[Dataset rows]
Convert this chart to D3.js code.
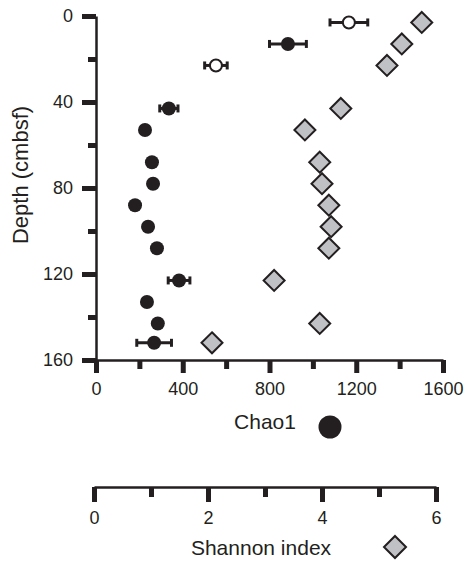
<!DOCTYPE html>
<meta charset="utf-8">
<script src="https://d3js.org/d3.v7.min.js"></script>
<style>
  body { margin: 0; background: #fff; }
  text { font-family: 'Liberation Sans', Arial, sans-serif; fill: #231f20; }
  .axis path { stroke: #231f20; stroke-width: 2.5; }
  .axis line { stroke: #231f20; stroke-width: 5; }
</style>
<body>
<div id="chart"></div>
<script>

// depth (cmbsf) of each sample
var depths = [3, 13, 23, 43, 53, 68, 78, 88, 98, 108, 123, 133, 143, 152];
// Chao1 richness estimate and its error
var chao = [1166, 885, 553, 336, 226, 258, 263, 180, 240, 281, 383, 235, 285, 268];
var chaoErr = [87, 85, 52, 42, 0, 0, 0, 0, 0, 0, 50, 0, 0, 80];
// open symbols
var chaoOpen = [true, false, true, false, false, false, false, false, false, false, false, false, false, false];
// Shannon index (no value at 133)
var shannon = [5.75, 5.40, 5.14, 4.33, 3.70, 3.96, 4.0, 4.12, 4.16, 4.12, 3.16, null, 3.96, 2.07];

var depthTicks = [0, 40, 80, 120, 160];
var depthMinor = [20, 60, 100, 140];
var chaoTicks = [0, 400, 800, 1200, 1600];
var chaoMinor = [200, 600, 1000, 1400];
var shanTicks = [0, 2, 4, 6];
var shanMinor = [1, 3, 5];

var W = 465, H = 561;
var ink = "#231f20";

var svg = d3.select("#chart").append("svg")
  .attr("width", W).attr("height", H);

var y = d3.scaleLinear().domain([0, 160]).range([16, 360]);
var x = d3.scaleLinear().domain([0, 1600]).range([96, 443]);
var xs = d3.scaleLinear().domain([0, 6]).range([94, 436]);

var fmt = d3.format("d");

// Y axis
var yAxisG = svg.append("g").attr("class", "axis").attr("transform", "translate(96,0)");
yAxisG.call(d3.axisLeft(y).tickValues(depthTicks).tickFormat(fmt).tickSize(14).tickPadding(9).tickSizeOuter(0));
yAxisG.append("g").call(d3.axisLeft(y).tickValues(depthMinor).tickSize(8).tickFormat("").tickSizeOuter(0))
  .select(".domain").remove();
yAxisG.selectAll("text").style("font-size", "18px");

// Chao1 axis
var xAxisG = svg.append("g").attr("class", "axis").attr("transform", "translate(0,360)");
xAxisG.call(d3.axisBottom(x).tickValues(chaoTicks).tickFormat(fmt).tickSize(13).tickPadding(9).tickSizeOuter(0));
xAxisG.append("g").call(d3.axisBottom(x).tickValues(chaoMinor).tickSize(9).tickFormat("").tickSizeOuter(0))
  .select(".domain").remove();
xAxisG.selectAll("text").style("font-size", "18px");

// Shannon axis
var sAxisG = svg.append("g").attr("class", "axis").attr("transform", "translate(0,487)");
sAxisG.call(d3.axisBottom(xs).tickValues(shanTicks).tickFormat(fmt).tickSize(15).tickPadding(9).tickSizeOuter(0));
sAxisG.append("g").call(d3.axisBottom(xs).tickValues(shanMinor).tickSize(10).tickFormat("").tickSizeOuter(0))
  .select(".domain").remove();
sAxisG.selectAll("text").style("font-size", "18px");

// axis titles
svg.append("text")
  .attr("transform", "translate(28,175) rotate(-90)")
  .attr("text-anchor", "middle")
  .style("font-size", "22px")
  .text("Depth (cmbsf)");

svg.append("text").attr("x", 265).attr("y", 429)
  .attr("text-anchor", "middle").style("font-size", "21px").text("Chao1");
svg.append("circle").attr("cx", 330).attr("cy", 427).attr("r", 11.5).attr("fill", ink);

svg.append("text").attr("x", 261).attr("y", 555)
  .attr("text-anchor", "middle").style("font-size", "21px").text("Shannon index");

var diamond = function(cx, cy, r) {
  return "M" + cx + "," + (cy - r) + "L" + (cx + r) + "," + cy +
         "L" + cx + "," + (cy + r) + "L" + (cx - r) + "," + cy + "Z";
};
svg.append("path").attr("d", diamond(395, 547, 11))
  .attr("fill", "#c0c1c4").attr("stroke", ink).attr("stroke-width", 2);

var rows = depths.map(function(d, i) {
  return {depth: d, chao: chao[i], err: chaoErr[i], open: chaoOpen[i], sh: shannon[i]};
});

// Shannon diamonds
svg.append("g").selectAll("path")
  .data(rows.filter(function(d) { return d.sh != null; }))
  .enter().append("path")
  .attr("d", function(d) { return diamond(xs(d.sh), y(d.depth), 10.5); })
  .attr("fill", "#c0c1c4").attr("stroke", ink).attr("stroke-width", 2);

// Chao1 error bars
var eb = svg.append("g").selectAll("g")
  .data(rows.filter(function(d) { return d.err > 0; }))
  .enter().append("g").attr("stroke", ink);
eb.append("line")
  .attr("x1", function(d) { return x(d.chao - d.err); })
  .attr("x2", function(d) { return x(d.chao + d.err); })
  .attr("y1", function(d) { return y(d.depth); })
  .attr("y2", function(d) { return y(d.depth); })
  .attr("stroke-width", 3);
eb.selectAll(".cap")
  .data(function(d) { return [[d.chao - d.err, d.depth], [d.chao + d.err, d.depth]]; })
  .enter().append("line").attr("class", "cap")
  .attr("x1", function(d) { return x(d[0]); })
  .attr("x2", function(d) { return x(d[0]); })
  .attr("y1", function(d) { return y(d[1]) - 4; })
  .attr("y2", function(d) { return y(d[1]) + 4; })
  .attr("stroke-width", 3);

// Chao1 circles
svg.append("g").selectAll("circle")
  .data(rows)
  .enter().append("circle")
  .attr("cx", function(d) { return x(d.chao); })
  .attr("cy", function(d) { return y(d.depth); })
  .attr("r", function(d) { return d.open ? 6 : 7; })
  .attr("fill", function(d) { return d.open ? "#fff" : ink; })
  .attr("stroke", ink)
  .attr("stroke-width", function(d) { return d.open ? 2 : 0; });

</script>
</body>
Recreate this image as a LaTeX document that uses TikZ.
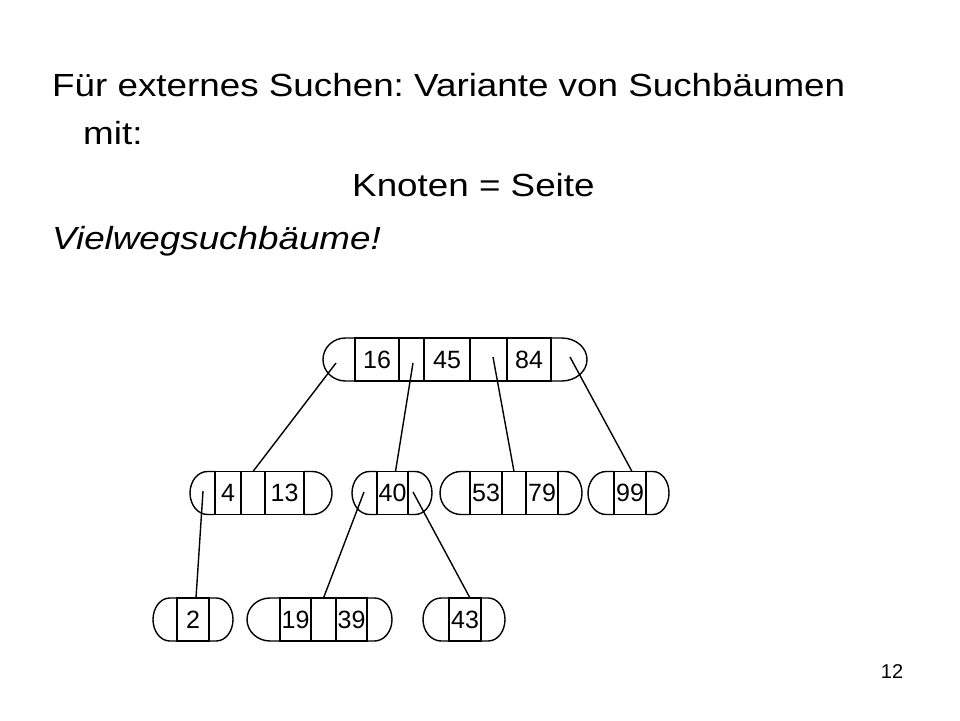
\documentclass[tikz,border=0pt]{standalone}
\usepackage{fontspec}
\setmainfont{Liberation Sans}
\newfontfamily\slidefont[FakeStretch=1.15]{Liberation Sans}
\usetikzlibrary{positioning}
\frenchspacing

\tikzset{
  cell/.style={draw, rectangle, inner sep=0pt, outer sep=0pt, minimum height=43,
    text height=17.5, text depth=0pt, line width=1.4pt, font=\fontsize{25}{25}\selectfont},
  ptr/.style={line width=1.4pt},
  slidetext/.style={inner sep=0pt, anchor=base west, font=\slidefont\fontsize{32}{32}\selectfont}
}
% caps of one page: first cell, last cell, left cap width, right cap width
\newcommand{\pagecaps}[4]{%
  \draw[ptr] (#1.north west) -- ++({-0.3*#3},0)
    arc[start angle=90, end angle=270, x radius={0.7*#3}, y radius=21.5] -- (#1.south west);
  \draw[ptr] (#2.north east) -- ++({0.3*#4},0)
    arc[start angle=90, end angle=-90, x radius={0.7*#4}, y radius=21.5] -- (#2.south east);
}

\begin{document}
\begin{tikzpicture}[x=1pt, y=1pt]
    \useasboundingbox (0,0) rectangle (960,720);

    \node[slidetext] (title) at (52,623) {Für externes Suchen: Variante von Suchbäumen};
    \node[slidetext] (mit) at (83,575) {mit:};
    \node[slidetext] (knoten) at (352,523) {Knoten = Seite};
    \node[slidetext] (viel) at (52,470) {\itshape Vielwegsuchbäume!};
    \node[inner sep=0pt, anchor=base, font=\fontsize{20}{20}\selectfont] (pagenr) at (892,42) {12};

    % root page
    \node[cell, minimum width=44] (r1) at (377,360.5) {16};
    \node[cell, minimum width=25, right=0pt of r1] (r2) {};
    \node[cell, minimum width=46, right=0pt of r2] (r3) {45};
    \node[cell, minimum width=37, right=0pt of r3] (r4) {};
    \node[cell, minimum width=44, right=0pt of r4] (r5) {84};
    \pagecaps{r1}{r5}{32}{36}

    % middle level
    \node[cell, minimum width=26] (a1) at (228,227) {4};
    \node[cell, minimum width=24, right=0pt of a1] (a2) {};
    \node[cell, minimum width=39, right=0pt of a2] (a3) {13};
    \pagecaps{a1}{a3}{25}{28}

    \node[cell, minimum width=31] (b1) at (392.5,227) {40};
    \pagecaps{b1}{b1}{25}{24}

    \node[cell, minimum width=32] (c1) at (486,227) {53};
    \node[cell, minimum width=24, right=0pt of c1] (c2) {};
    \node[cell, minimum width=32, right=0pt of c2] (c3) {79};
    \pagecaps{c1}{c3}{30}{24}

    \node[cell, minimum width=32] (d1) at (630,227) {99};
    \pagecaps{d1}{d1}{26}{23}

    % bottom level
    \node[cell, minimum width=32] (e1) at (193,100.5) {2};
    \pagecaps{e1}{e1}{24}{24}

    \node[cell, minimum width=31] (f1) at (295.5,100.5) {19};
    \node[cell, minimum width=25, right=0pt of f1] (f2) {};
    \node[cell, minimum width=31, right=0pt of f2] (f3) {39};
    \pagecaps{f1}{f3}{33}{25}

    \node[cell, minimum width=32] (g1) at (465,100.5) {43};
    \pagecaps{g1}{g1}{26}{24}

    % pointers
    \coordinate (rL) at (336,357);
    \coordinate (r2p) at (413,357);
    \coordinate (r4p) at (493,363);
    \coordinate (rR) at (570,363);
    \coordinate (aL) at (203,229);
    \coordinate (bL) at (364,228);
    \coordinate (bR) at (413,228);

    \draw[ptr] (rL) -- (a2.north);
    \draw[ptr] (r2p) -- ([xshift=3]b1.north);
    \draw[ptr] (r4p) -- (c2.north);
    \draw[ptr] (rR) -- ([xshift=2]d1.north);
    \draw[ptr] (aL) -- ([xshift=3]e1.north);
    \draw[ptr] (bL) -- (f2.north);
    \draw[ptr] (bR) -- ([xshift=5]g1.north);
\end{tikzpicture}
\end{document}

_Work instructions:_ Write out every line of the preceding listing that contains "this".

_Correct output:_
Convert this chart to D3.js code.
Recreate this image as a LaTeX document that uses TikZ.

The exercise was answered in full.